The exercise - Transcribe the listing verbatim. Do not carry over any pictures.

Data section -
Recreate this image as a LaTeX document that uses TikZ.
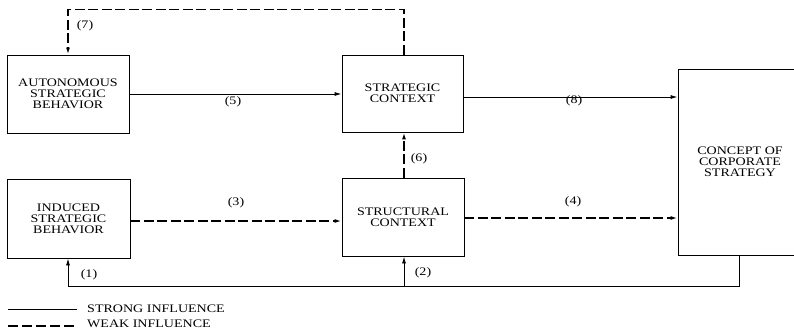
\documentclass[tikz,border=0pt]{standalone}
\usepackage{fontspec}
\setmainfont[FakeStretch=1.22]{Liberation Serif}
\usetikzlibrary{arrows.meta}
\begin{document}
\begin{tikzpicture}[x=1pt,y=-1pt,
  box/.style={draw,line width=0.9pt,align=center,inner sep=0pt,
    font=\fontsize{11.5}{11}\selectfont},
  strong/.style={line width=0.9pt},
  weak/.style={line width=1.6pt,dash pattern=on 10pt off 3.5pt},
  tip/.style={-{Latex[length=7pt,width=4pt]}},
  lbl/.style={font=\fontsize{11.5}{12}\selectfont,inner sep=0pt}]
\useasboundingbox (0,0) rectangle (794,332);
\begin{scope}
\clip (0,0) rectangle (794,332);
% boxes
\node[box,minimum width=122pt,minimum height=78pt] (auto) at (68,94)
  {AUTONOMOUS\\STRATEGIC\\BEHAVIOR};
\node[box,minimum width=121pt,minimum height=77pt] (strat) at (402.5,93.5)
  {STRATEGIC\\CONTEXT};
\node[box,minimum width=123pt,minimum height=79pt] (ind) at (68.5,218.5)
  {INDUCED\\STRATEGIC\\BEHAVIOR};
\node[box,minimum width=122pt,minimum height=78pt] (struct) at (403,217)
  {STRUCTURAL\\CONTEXT};
\node[box,minimum width=124pt,minimum height=186pt] (concept) at (740,162)
  {CONCEPT OF\\CORPORATE\\STRATEGY};
\end{scope}
% corner points of the routed connectors
\coordinate (t7r) at (404,9.5);
\coordinate (t7l) at (68,9.5);
\coordinate (fbr) at (739,286);
\coordinate (fbl) at (68,286);
\coordinate (fbm) at (404,286);
% connectors
\draw[strong,tip] (auto.east) -- (auto.east -| strat.west);
\draw[strong,tip] ([yshift=-3.5pt]strat.east) -- ([yshift=-3.5pt]strat.east -| concept.west);
\draw[weak,tip] ([yshift=-2.5pt]ind.east) -- ([yshift=-2.5pt]ind.east -| struct.west);
\draw[weak,tip] ([yshift=-1pt]struct.east) -- ([yshift=-1pt]struct.east -| concept.west);
\draw[weak,tip] (struct.north -| t7r) -- (strat.south -| t7r);
\draw[weak,tip] (strat.north -| t7r) -- (t7r) -- (t7l) -- (auto.north -| t7l);
\draw[strong,tip] (concept.south -| fbr) -- (fbr) -- (fbl) -- (ind.south -| fbl);
\draw[strong,tip] (fbm) -- (struct.south -| fbm);
% connector labels
\node[lbl] (l5) at (233,102) {(5)};
\node[lbl] (l8) at (574,101) {(8)};
\node[lbl] (l3) at (236,203) {(3)};
\node[lbl] (l4) at (573,202) {(4)};
\node[lbl] (l6) at (419,159) {(6)};
\node[lbl] (l1) at (89,275) {(1)};
\node[lbl] (l2) at (423,273) {(2)};
\node[lbl] (l7) at (85,26) {(7)};
% legend
\coordinate (sa) at (8,309);
\coordinate (sb) at (77,309);
\coordinate (wa) at (8,326);
\coordinate (wb) at (77,326);
\draw[strong] (sa) -- (sb);
\draw[weak,dash pattern=on 10pt off 4pt] (wa) -- (wb);
\node[lbl,anchor=west] (ls) at (87,308.5) {STRONG INFLUENCE};
\node[lbl,anchor=west] (lw) at (87,324) {WEAK INFLUENCE};
\end{tikzpicture}
\end{document}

Answer for the task -
Recreate this image as a LaTeX document that uses TikZ.
\documentclass[tikz,border=0pt]{standalone}
\usepackage{fontspec}
\setmainfont[FakeStretch=1.22]{Liberation Serif}
\usetikzlibrary{arrows.meta}
\begin{document}
\begin{tikzpicture}[x=1pt,y=-1pt,
  box/.style={draw,line width=0.9pt,align=center,inner sep=0pt,
    font=\fontsize{11.5}{11}\selectfont},
  strong/.style={line width=0.9pt},
  weak/.style={line width=1.6pt,dash pattern=on 10pt off 3.5pt},
  tip/.style={-{Latex[length=7pt,width=4pt]}},
  lbl/.style={font=\fontsize{11.5}{12}\selectfont,inner sep=0pt}]
\useasboundingbox (0,0) rectangle (794,332);
\begin{scope}
\clip (0,0) rectangle (794,332);
% boxes
\node[box,minimum width=122pt,minimum height=78pt] (auto) at (68,94)
  {AUTONOMOUS\\STRATEGIC\\BEHAVIOR};
\node[box,minimum width=121pt,minimum height=77pt] (strat) at (402.5,93.5)
  {STRATEGIC\\CONTEXT};
\node[box,minimum width=123pt,minimum height=79pt] (ind) at (68.5,218.5)
  {INDUCED\\STRATEGIC\\BEHAVIOR};
\node[box,minimum width=122pt,minimum height=78pt] (struct) at (403,217)
  {STRUCTURAL\\CONTEXT};
\node[box,minimum width=124pt,minimum height=186pt] (concept) at (740,162)
  {CONCEPT OF\\CORPORATE\\STRATEGY};
\end{scope}
% corner points of the routed connectors
\coordinate (t7r) at (404,9.5);
\coordinate (t7l) at (68,9.5);
\coordinate (fbr) at (739,286);
\coordinate (fbl) at (68,286);
\coordinate (fbm) at (404,286);
% connectors
\draw[strong,tip] (auto.east) -- (auto.east -| strat.west);
\draw[strong,tip] ([yshift=-3.5pt]strat.east) -- ([yshift=-3.5pt]strat.east -| concept.west);
\draw[weak,tip] ([yshift=-2.5pt]ind.east) -- ([yshift=-2.5pt]ind.east -| struct.west);
\draw[weak,tip] ([yshift=-1pt]struct.east) -- ([yshift=-1pt]struct.east -| concept.west);
\draw[weak,tip] (struct.north -| t7r) -- (strat.south -| t7r);
\draw[weak,tip] (strat.north -| t7r) -- (t7r) -- (t7l) -- (auto.north -| t7l);
\draw[strong,tip] (concept.south -| fbr) -- (fbr) -- (fbl) -- (ind.south -| fbl);
\draw[strong,tip] (fbm) -- (struct.south -| fbm);
% connector labels
\node[lbl] (l5) at (233,102) {(5)};
\node[lbl] (l8) at (574,101) {(8)};
\node[lbl] (l3) at (236,203) {(3)};
\node[lbl] (l4) at (573,202) {(4)};
\node[lbl] (l6) at (419,159) {(6)};
\node[lbl] (l1) at (89,275) {(1)};
\node[lbl] (l2) at (423,273) {(2)};
\node[lbl] (l7) at (85,26) {(7)};
% legend
\coordinate (sa) at (8,309);
\coordinate (sb) at (77,309);
\coordinate (wa) at (8,326);
\coordinate (wb) at (77,326);
\draw[strong] (sa) -- (sb);
\draw[weak,dash pattern=on 10pt off 4pt] (wa) -- (wb);
\node[lbl,anchor=west] (ls) at (87,308.5) {STRONG INFLUENCE};
\node[lbl,anchor=west] (lw) at (87,324) {WEAK INFLUENCE};
\end{tikzpicture}
\end{document}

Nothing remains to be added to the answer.